* BEGIN DATA *
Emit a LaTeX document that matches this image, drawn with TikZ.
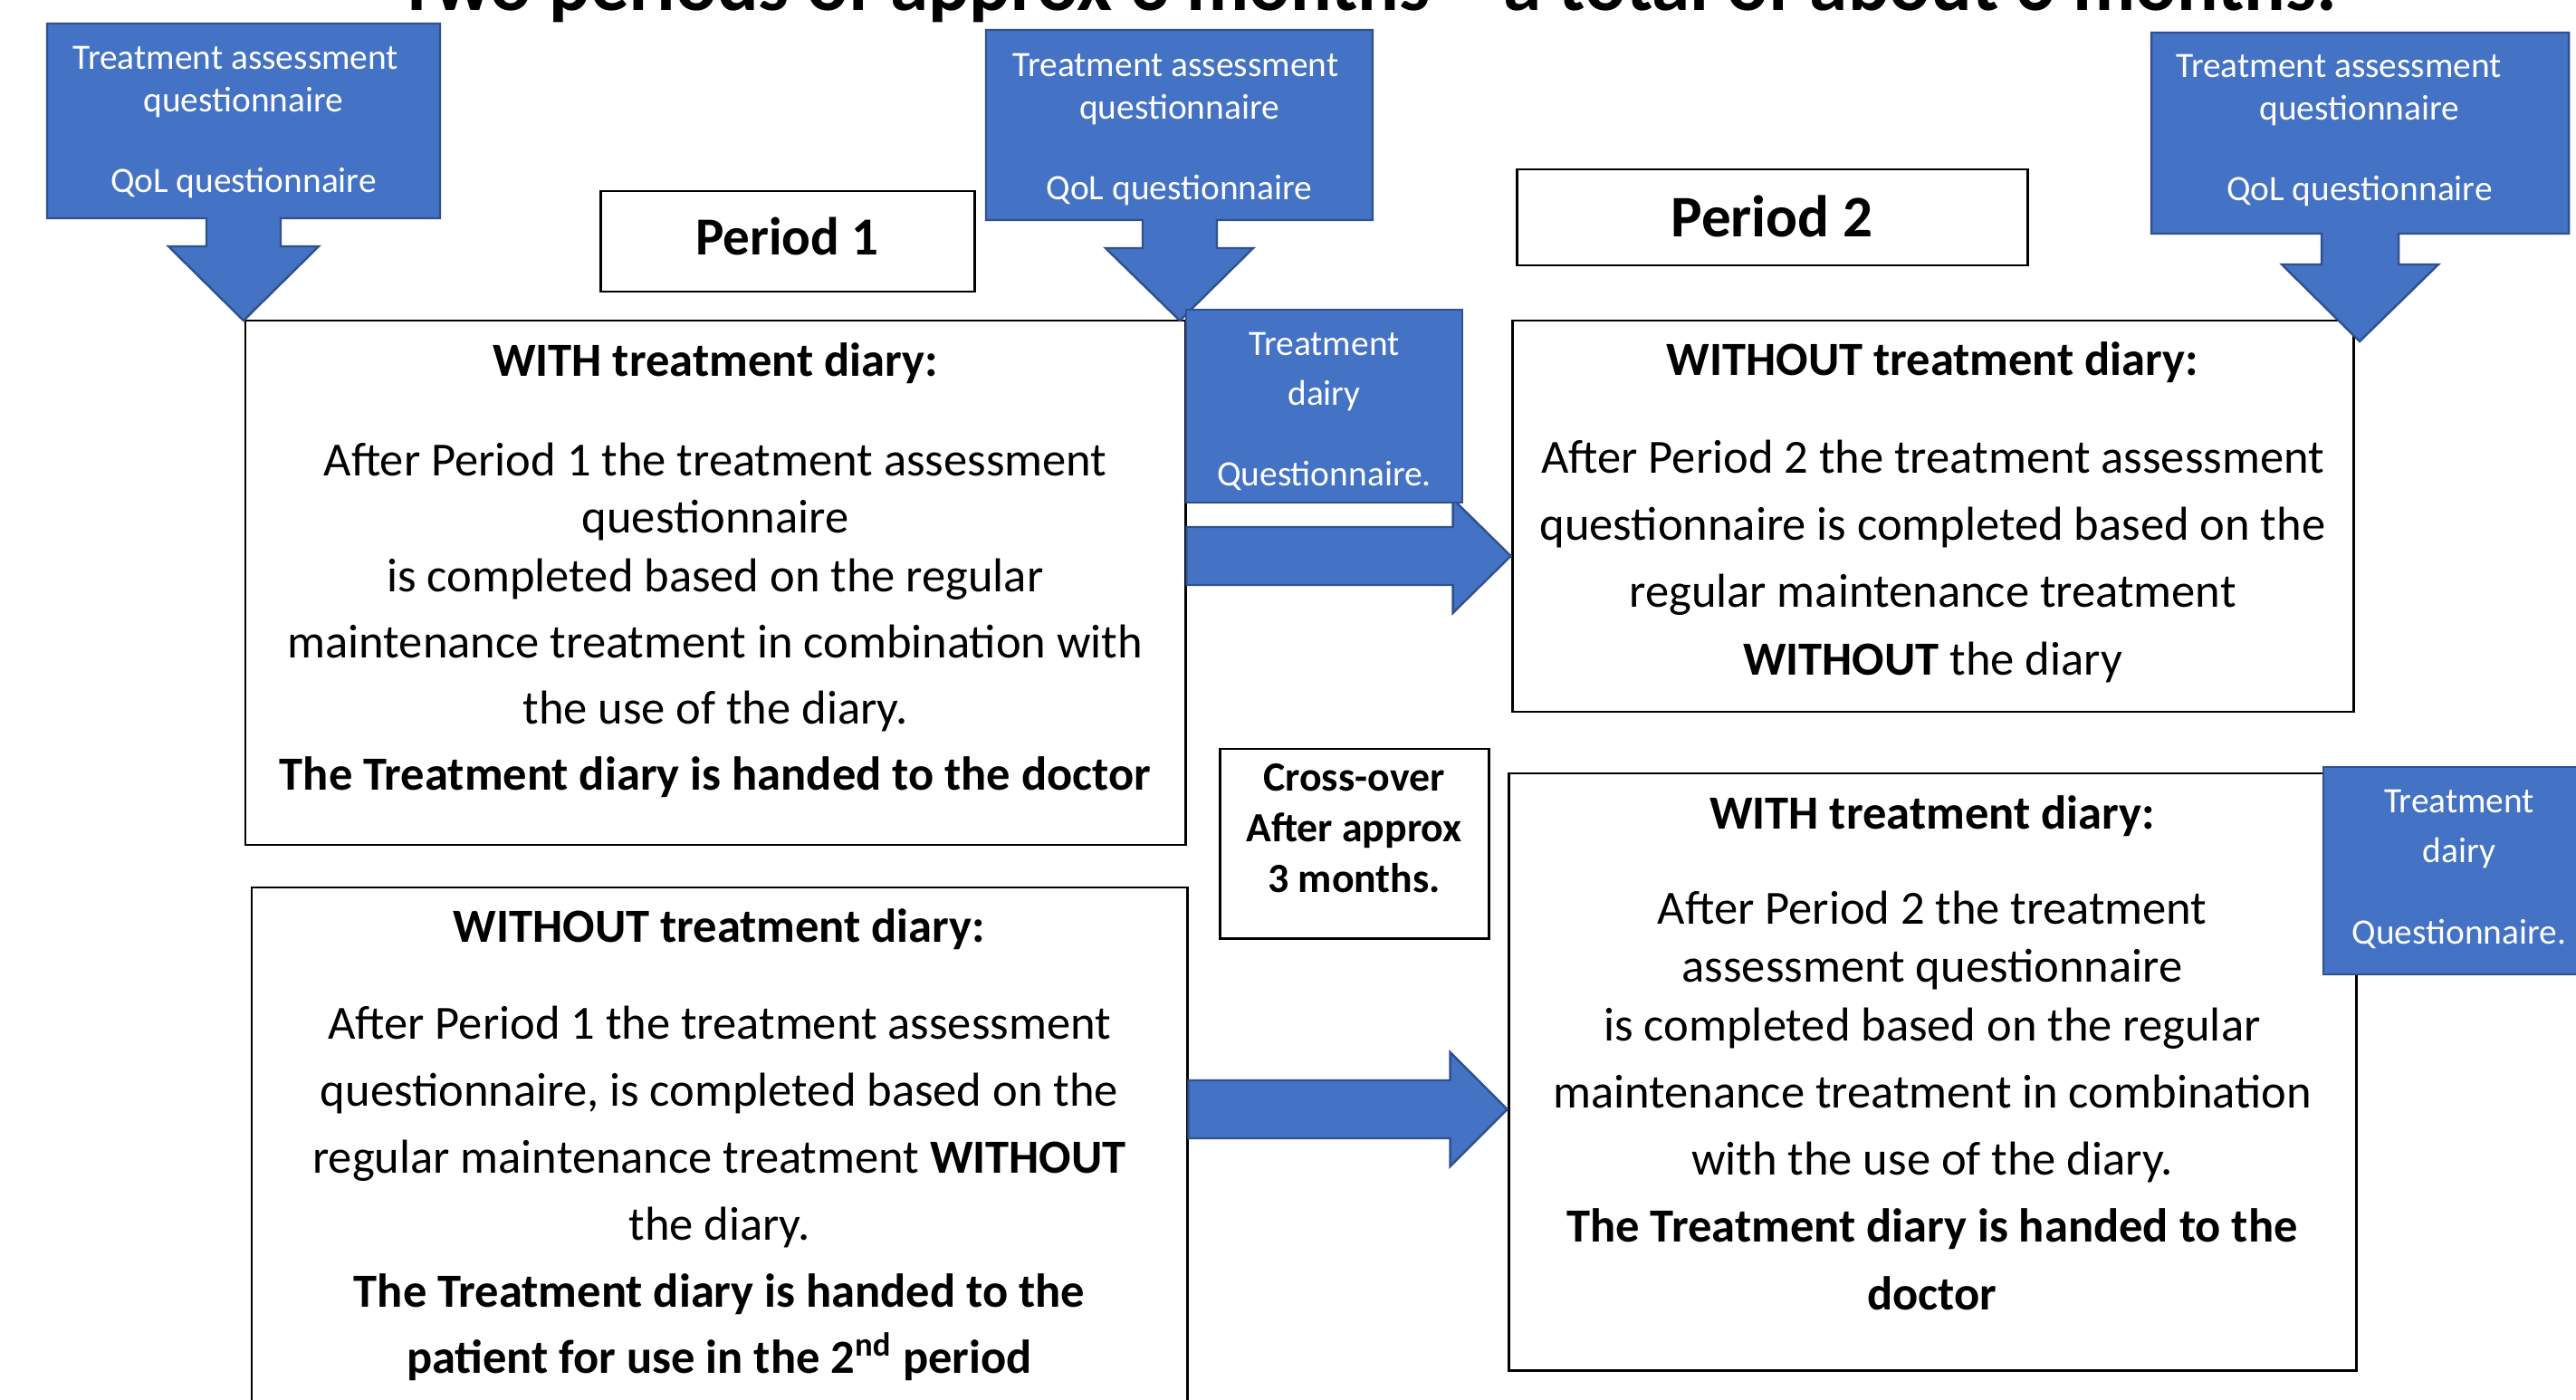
\documentclass[tikz,border=0pt]{standalone}
\usepackage{fontspec}
\setmainfont{Carlito}
\usetikzlibrary{fit,calc}
\definecolor{offblue}{HTML}{4472C4}
\definecolor{offblueline}{HTML}{2F528F}
\newcommand{\bodyf}{\fontsize{14.94pt}{21.05pt}\selectfont}
\newcommand{\bluef}{\fontsize{11.21pt}{13.37pt}\selectfont}
\newcommand{\dairyf}{\fontsize{11.21pt}{15.65pt}\selectfont}
\newcommand{\crossf}{\fontsize{13.03pt}{15.8pt}\selectfont\bfseries}
\begin{document}
\begin{tikzpicture}[x=0.01cm,y=-0.01cm,
  frame/.style={draw=black, line width=0.85pt, fill=white, inner sep=0pt},
  bluebox/.style={fill=offblue, draw=offblueline, line width=0.7pt, inner sep=0pt},
  callout/.style={fill=offblue, draw=offblueline, line width=0.7pt, line join=miter},
  blockarrow/.style={fill=offblue, draw=offblueline, line width=0.7pt, line join=miter},
  txt/.style={anchor=base, align=center, inner sep=0pt},
  wtxt/.style={txt, text=white}
]
\useasboundingbox (0,0) rectangle (2845,1546);
\clip (0,0) rectangle (2845,1546);

% title
\node[txt, font=\fontsize{24.2pt}{29pt}\selectfont\bfseries] (title) at (1510,12)
  {Two periods of approx 3 months – a total of about 6 months.};

% frames
\node[frame, fit={(271,354) (1309,933)}] (withA) {};
\node[frame, fit={(278,980) (1311,1600)}] (withoutA) {};
\node[frame, fit={(1670,354) (2599,786)}] (withoutB) {};
\node[frame, fit={(1666,854) (2602,1513)}] (withB) {};
\node[frame, fit={(663,211) (1076,322)}] (p1) {};
\node[frame, fit={(1675,187) (2239,293)}] (p2) {};
\node[frame, fit={(1347,827) (1644,1036)}] (cross) {};

% period labels
\node[txt, font=\fontsize{16.8pt}{20pt}\selectfont\bfseries] (p1t) at (p1.center |- 0,282) {Period 1};
\node[txt, font=\fontsize{18.5pt}{22pt}\selectfont\bfseries] (p2t) at (p2.center |- 0,262) {Period 2};

% cross-over (anchor = baseline of last line)
\node[txt, font=\crossf] (crosst) at (cross.center |- 0,985) {Cross-over\\After approx\\3 months.};

% box texts (anchor = baseline of last line)
\node[txt, font=\bodyf] (withAt) at (790,872) {\textbf{WITH treatment diary:}\\[9.96pt]
  After Period 1 the treatment assessment\\[-3.13pt]
  questionnaire\hspace*{5.7pt}\\[-2.56pt]
  is completed based on the regular\\[-0.3pt]
  maintenance treatment in combination with\hspace*{6pt}\\[-0.3pt]
  the use of the diary.\\[-0.3pt]
  \textbf{The Treatment diary is handed to the doctor}};

\node[txt, font=\bodyf] (withoutAt) at (794.5,1516) {\textbf{WITHOUT treatment diary:}\\[9.39pt]
  After Period 1 the treatment assessment\\
  questionnaire, is completed based on the\\
  regular maintenance treatment \textbf{WITHOUT}\\
  the diary.\\
  \textbf{The Treatment diary is handed to the}\\[-0.5pt]
  \textbf{patient for use in the 2\textsuperscript{nd} period}};

\node[txt, font=\bodyf] (withoutBt) at (2134.5,745) {\textbf{WITHOUT treatment diary:}\\[9.67pt]
  After Period 2 the treatment assessment\\
  questionnaire is completed based on the\\
  regular maintenance treatment\\
  \textbf{WITHOUT} the diary};

\node[txt, font=\bodyf] (withBt) at (2134,1446) {\textbf{WITH treatment diary:}\\[8.82pt]
  After Period 2 the treatment\\[-2.85pt]
  assessment questionnaire\\[-2.56pt]
  is completed based on the regular\\
  maintenance treatment in combination\\
  with the use of the diary.\\
  \textbf{The Treatment diary is handed to the}\\
  \textbf{doctor}};

% callouts (box + down arrow)
\draw[callout] (52,26) -- (486,26) -- (486,241) -- (310,241) -- (310,272) -- (352,272)
  -- (269,354) -- (186,272) -- (228,272) -- (228,241) -- (52,241) -- cycle;
\node[wtxt, font=\bluef] (calA) at (269,213) {Treatment assessment\hspace*{5pt}\\questionnaire\\[11.95pt]QoL questionnaire};

\draw[callout] (1089,33) -- (1516,33) -- (1516,243) -- (1344,243) -- (1344,274) -- (1384,274)
  -- (1303,354) -- (1221,274) -- (1262,274) -- (1262,243) -- (1089,243) -- cycle;
\node[wtxt, font=\bluef] (calB) at (1302.5,221) {Treatment assessment\hspace*{2.3pt}\\questionnaire\\[11.95pt]QoL questionnaire};

\draw[callout] (2376,36) -- (2837,36) -- (2837,258) -- (2649,258) -- (2649,292) -- (2693,292)
  -- (2606,377) -- (2520,292) -- (2564,292) -- (2564,258) -- (2376,258) -- cycle;
\node[wtxt, font=\bluef] (calC) at (2606,222) {Treatment assessment\hspace*{13pt}\\questionnaire\\[11.95pt]QoL questionnaire};

% horizontal block arrows
\coordinate (a1e) at (withoutB.west |- 0,614);
\coordinate (a1s) at (withA.east |- a1e);
\draw[blockarrow] ($(a1s)+(0,-32)$) -- ($(a1e)+(-64,-32)$) -- ($(a1e)+(-64,-63)$) -- (a1e)
  -- ($(a1e)+(-64,63)$) -- ($(a1e)+(-64,32)$) -- ($(a1s)+(0,32)$) -- cycle;

\coordinate (a2e) at (withB.west |- 0,1225);
\coordinate (a2s) at (withoutA.east |- a2e);
\draw[blockarrow] ($(a2s)+(0,-32)$) -- ($(a2e)+(-63,-32)$) -- ($(a2e)+(-63,-63)$) -- (a2e)
  -- ($(a2e)+(-63,63)$) -- ($(a2e)+(-63,32)$) -- ($(a2s)+(0,32)$) -- cycle;

% treatment dairy boxes
\node[bluebox, fit={(1310,342) (1615,555)}] (dairyA) {};
\node[wtxt, font=\dairyf] (dairyAt) at (dairyA.center |- 0,537) {Treatment\\dairy\\[9.67pt]Questionnaire.};
\node[bluebox, fit={(2566,847) (2866,1076)}] (dairyB) {};
\node[wtxt, font=\dairyf] (dairyBt) at (dairyB.center |- 0,1042) {Treatment\\dairy\\[9.67pt]Questionnaire.};
\end{tikzpicture}
\end{document}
* END DATA *
◆ STATED GOAL: Transcribe the full listing above exactly as it stands, minus the pictures.

◆ THE REPLY:
Emit a LaTeX document that matches this image, drawn with TikZ.
\documentclass[tikz,border=0pt]{standalone}
\usepackage{fontspec}
\setmainfont{Carlito}
\usetikzlibrary{fit,calc}
\definecolor{offblue}{HTML}{4472C4}
\definecolor{offblueline}{HTML}{2F528F}
\newcommand{\bodyf}{\fontsize{14.94pt}{21.05pt}\selectfont}
\newcommand{\bluef}{\fontsize{11.21pt}{13.37pt}\selectfont}
\newcommand{\dairyf}{\fontsize{11.21pt}{15.65pt}\selectfont}
\newcommand{\crossf}{\fontsize{13.03pt}{15.8pt}\selectfont\bfseries}
\begin{document}
\begin{tikzpicture}[x=0.01cm,y=-0.01cm,
  frame/.style={draw=black, line width=0.85pt, fill=white, inner sep=0pt},
  bluebox/.style={fill=offblue, draw=offblueline, line width=0.7pt, inner sep=0pt},
  callout/.style={fill=offblue, draw=offblueline, line width=0.7pt, line join=miter},
  blockarrow/.style={fill=offblue, draw=offblueline, line width=0.7pt, line join=miter},
  txt/.style={anchor=base, align=center, inner sep=0pt},
  wtxt/.style={txt, text=white}
]
\useasboundingbox (0,0) rectangle (2845,1546);
\clip (0,0) rectangle (2845,1546);

% title
\node[txt, font=\fontsize{24.2pt}{29pt}\selectfont\bfseries] (title) at (1510,12)
  {Two periods of approx 3 months – a total of about 6 months.};

% frames
\node[frame, fit={(271,354) (1309,933)}] (withA) {};
\node[frame, fit={(278,980) (1311,1600)}] (withoutA) {};
\node[frame, fit={(1670,354) (2599,786)}] (withoutB) {};
\node[frame, fit={(1666,854) (2602,1513)}] (withB) {};
\node[frame, fit={(663,211) (1076,322)}] (p1) {};
\node[frame, fit={(1675,187) (2239,293)}] (p2) {};
\node[frame, fit={(1347,827) (1644,1036)}] (cross) {};

% period labels
\node[txt, font=\fontsize{16.8pt}{20pt}\selectfont\bfseries] (p1t) at (p1.center |- 0,282) {Period 1};
\node[txt, font=\fontsize{18.5pt}{22pt}\selectfont\bfseries] (p2t) at (p2.center |- 0,262) {Period 2};

% cross-over (anchor = baseline of last line)
\node[txt, font=\crossf] (crosst) at (cross.center |- 0,985) {Cross-over\\After approx\\3 months.};

% box texts (anchor = baseline of last line)
\node[txt, font=\bodyf] (withAt) at (790,872) {\textbf{WITH treatment diary:}\\[9.96pt]
  After Period 1 the treatment assessment\\[-3.13pt]
  questionnaire\hspace*{5.7pt}\\[-2.56pt]
  is completed based on the regular\\[-0.3pt]
  maintenance treatment in combination with\hspace*{6pt}\\[-0.3pt]
  the use of the diary.\\[-0.3pt]
  \textbf{The Treatment diary is handed to the doctor}};

\node[txt, font=\bodyf] (withoutAt) at (794.5,1516) {\textbf{WITHOUT treatment diary:}\\[9.39pt]
  After Period 1 the treatment assessment\\
  questionnaire, is completed based on the\\
  regular maintenance treatment \textbf{WITHOUT}\\
  the diary.\\
  \textbf{The Treatment diary is handed to the}\\[-0.5pt]
  \textbf{patient for use in the 2\textsuperscript{nd} period}};

\node[txt, font=\bodyf] (withoutBt) at (2134.5,745) {\textbf{WITHOUT treatment diary:}\\[9.67pt]
  After Period 2 the treatment assessment\\
  questionnaire is completed based on the\\
  regular maintenance treatment\\
  \textbf{WITHOUT} the diary};

\node[txt, font=\bodyf] (withBt) at (2134,1446) {\textbf{WITH treatment diary:}\\[8.82pt]
  After Period 2 the treatment\\[-2.85pt]
  assessment questionnaire\\[-2.56pt]
  is completed based on the regular\\
  maintenance treatment in combination\\
  with the use of the diary.\\
  \textbf{The Treatment diary is handed to the}\\
  \textbf{doctor}};

% callouts (box + down arrow)
\draw[callout] (52,26) -- (486,26) -- (486,241) -- (310,241) -- (310,272) -- (352,272)
  -- (269,354) -- (186,272) -- (228,272) -- (228,241) -- (52,241) -- cycle;
\node[wtxt, font=\bluef] (calA) at (269,213) {Treatment assessment\hspace*{5pt}\\questionnaire\\[11.95pt]QoL questionnaire};

\draw[callout] (1089,33) -- (1516,33) -- (1516,243) -- (1344,243) -- (1344,274) -- (1384,274)
  -- (1303,354) -- (1221,274) -- (1262,274) -- (1262,243) -- (1089,243) -- cycle;
\node[wtxt, font=\bluef] (calB) at (1302.5,221) {Treatment assessment\hspace*{2.3pt}\\questionnaire\\[11.95pt]QoL questionnaire};

\draw[callout] (2376,36) -- (2837,36) -- (2837,258) -- (2649,258) -- (2649,292) -- (2693,292)
  -- (2606,377) -- (2520,292) -- (2564,292) -- (2564,258) -- (2376,258) -- cycle;
\node[wtxt, font=\bluef] (calC) at (2606,222) {Treatment assessment\hspace*{13pt}\\questionnaire\\[11.95pt]QoL questionnaire};

% horizontal block arrows
\coordinate (a1e) at (withoutB.west |- 0,614);
\coordinate (a1s) at (withA.east |- a1e);
\draw[blockarrow] ($(a1s)+(0,-32)$) -- ($(a1e)+(-64,-32)$) -- ($(a1e)+(-64,-63)$) -- (a1e)
  -- ($(a1e)+(-64,63)$) -- ($(a1e)+(-64,32)$) -- ($(a1s)+(0,32)$) -- cycle;

\coordinate (a2e) at (withB.west |- 0,1225);
\coordinate (a2s) at (withoutA.east |- a2e);
\draw[blockarrow] ($(a2s)+(0,-32)$) -- ($(a2e)+(-63,-32)$) -- ($(a2e)+(-63,-63)$) -- (a2e)
  -- ($(a2e)+(-63,63)$) -- ($(a2e)+(-63,32)$) -- ($(a2s)+(0,32)$) -- cycle;

% treatment dairy boxes
\node[bluebox, fit={(1310,342) (1615,555)}] (dairyA) {};
\node[wtxt, font=\dairyf] (dairyAt) at (dairyA.center |- 0,537) {Treatment\\dairy\\[9.67pt]Questionnaire.};
\node[bluebox, fit={(2566,847) (2866,1076)}] (dairyB) {};
\node[wtxt, font=\dairyf] (dairyBt) at (dairyB.center |- 0,1042) {Treatment\\dairy\\[9.67pt]Questionnaire.};
\end{tikzpicture}
\end{document}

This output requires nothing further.